Type of autoantibody

Anti-glutamate receptor antibodies are autoantibodies detected in serum and/or cerebrospinal fluid samples of a variety of disorders such as encephalitis, epilepsy and ataxia. Clinical and experimental studies starting around the year 2000 suggest that these antibodies are not simply epiphenomena and are involved in autoimmune disease pathogenesis.

==Anti-AMPAr==
The first anti-glutamate receptor antibody was shown by McNamara JO and colleagues to be directed against the GluR3 subunit of the alpha-amino-3-hydroxy-5-methylisoxazole-4-propionic acid (AMPA) receptor. Since then anti-GluR3 antibodies have been demonstrated in temporal lobe epilepsy, epilepsia partialis continua and focal epilepsy.

==Anti-NMDAr==

The second large group of anti-glutamate receptor antibodies is associated with different subunits of the N-methyl-D-aspartate (NMDA) receptor. Patients with limbic encephalitis, encephalitis, systemic lupus erythematosus, ataxia and epilepsia partialis continua may present with serum and cerebrospinal fluid antibodies to the delta2 or NR2 subunits of the NMDA receptor.

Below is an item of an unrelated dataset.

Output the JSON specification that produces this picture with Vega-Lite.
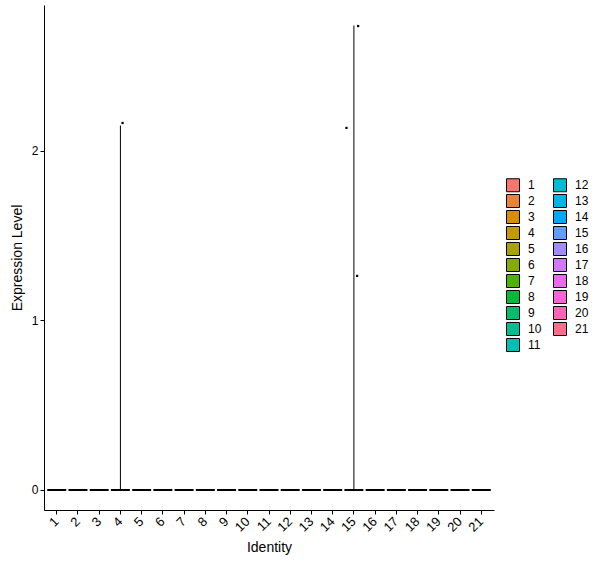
{
  "$schema": "https://vega.github.io/schema/vega-lite/v6.json",
  "background": "white",
  "padding": {"left": 10, "top": 5, "right": 0, "bottom": 5},
  "width": 450,
  "height": 505,
  "datasets": {
    "zeros": [
      {"cluster": "1", "value": 0}, {"cluster": "2", "value": 0}, {"cluster": "3", "value": 0},
      {"cluster": "4", "value": 0}, {"cluster": "5", "value": 0}, {"cluster": "6", "value": 0},
      {"cluster": "7", "value": 0}, {"cluster": "8", "value": 0}, {"cluster": "9", "value": 0},
      {"cluster": "10", "value": 0}, {"cluster": "11", "value": 0}, {"cluster": "12", "value": 0},
      {"cluster": "13", "value": 0}, {"cluster": "14", "value": 0}, {"cluster": "15", "value": 0},
      {"cluster": "16", "value": 0}, {"cluster": "17", "value": 0}, {"cluster": "18", "value": 0},
      {"cluster": "19", "value": 0}, {"cluster": "20", "value": 0}, {"cluster": "21", "value": 0}
    ],
    "spikes": [
      {"cluster": "4", "low": 0, "high": 2.15},
      {"cluster": "15", "low": 0, "high": 2.74}
    ],
    "points": [
      {"cluster": "4", "value": 2.165, "jitter": 0.1},
      {"cluster": "15", "value": 2.737, "jitter": 0.2},
      {"cluster": "15", "value": 2.136, "jitter": -0.35},
      {"cluster": "15", "value": 1.263, "jitter": 0.15}
    ]
  },
  "encoding": {
    "x": {
      "field": "cluster", "type": "nominal", "title": "Identity",
      "sort": ["1","2","3","4","5","6","7","8","9","10","11","12","13","14","15","16","17","18","19","20","21"],
      "scale": {"paddingInner": 0, "paddingOuter": 0.1},
      "axis": {"labelAngle": -45, "labelAlign": "right", "labelBaseline": "middle", "labelPadding": 5, "labelFontSize": 13, "titlePadding": 6}
    }
  },
  "layer": [
    {
      "data": {"name": "zeros"},
      "mark": {"type": "square", "size": 0, "opacity": 1},
      "encoding": {
        "y": {
          "field": "value", "type": "quantitative", "title": "Expression Level",
          "scale": {"domain": [-0.118, 2.861], "nice": false, "zero": false},
          "axis": {"values": [0, 1, 2], "format": "d", "grid": false, "titlePadding": 7}
        },
        "fill": {
          "field": "cluster", "type": "nominal",
          "scale": {
            "domain": ["1","2","3","4","5","6","7","8","9","10","11","12","13","14","15","16","17","18","19","20","21"],
            "range": ["#F8766D","#EB8235","#D98E00","#C39A00","#A9A300","#86AC00","#4CB400","#00BA38","#00BE6B","#00C093","#00C0B4","#00BDD1","#00B6E9","#00A9FF","#619CFF","#A48AFF","#CF78FC","#EB69EE","#FB62D7","#FF63B8","#FF6C8E"]
          },
          "legend": {
            "title": null, "columns": 2, "orient": "none", "legendX": 462, "legendY": 173,
            "symbolType": "square", "symbolSize": 169, "symbolStrokeColor": "black",
            "symbolStrokeWidth": 1, "symbolOpacity": 1, "rowPadding": -6, "columnPadding": 9,
            "labelFontSize": 12, "labelOffset": 8
          }
        }
      }
    },
    {
      "data": {"name": "zeros"},
      "mark": {"type": "tick", "size": 19, "thickness": 2, "color": "black", "opacity": 1},
      "encoding": {
        "y": {"field": "value", "type": "quantitative"}
      }
    },
    {
      "data": {"name": "spikes"},
      "mark": {"type": "rule", "color": "black", "strokeWidth": 1},
      "encoding": {
        "y": {"field": "low", "type": "quantitative"},
        "y2": {"field": "high"}
      }
    },
    {
      "data": {"name": "points"},
      "mark": {"type": "square", "size": 5, "color": "black", "opacity": 1},
      "encoding": {
        "y": {"field": "value", "type": "quantitative"},
        "xOffset": {"field": "jitter", "type": "quantitative", "scale": {"domain": [-0.5, 0.5]}}
      }
    }
  ],
  "config": {
    "font": "Liberation Sans",
    "view": {"stroke": null},
    "axis": {
      "domainColor": "black", "tickColor": "black", "labelColor": "black", "titleColor": "black",
      "labelFontSize": 12, "titleFontSize": 14, "titleFontWeight": "normal", "tickSize": 4,
      "labelFont": "Liberation Sans", "titleFont": "Liberation Sans"
    },
    "legend": {"labelFont": "Liberation Sans", "labelColor": "black"}
  }
}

Antibodies against the NR1, NR2A and NR2B subunits of the NMDA receptor were described by Josep Dalmau, Erdem Tüzün and colleagues in women presenting with psychiatric symptoms, amnesia, seizures, dyskinesias, autonomic dysfunction and loss of consciousness. So far, these antibodies appear to be associated with an accompanying ovarian or mediastinal teratoma expressing NMDA receptors. Notably, this is the second neuronal cell surface antigen (after anti-voltage-gated potassium channel (VGKC) antibodies described by Angela Vincent and colleagues) associated with autoimmune encephalitis.

==Anti-mGluR==
Additionally, antibodies to the mGluR1 subunit of the metabotropic glutamate receptor 1 have been shown in a small group of ataxia patients. Anti-glutamate receptor antibodies are also detected in various non-immunological neurological diseases such as stroke and trauma.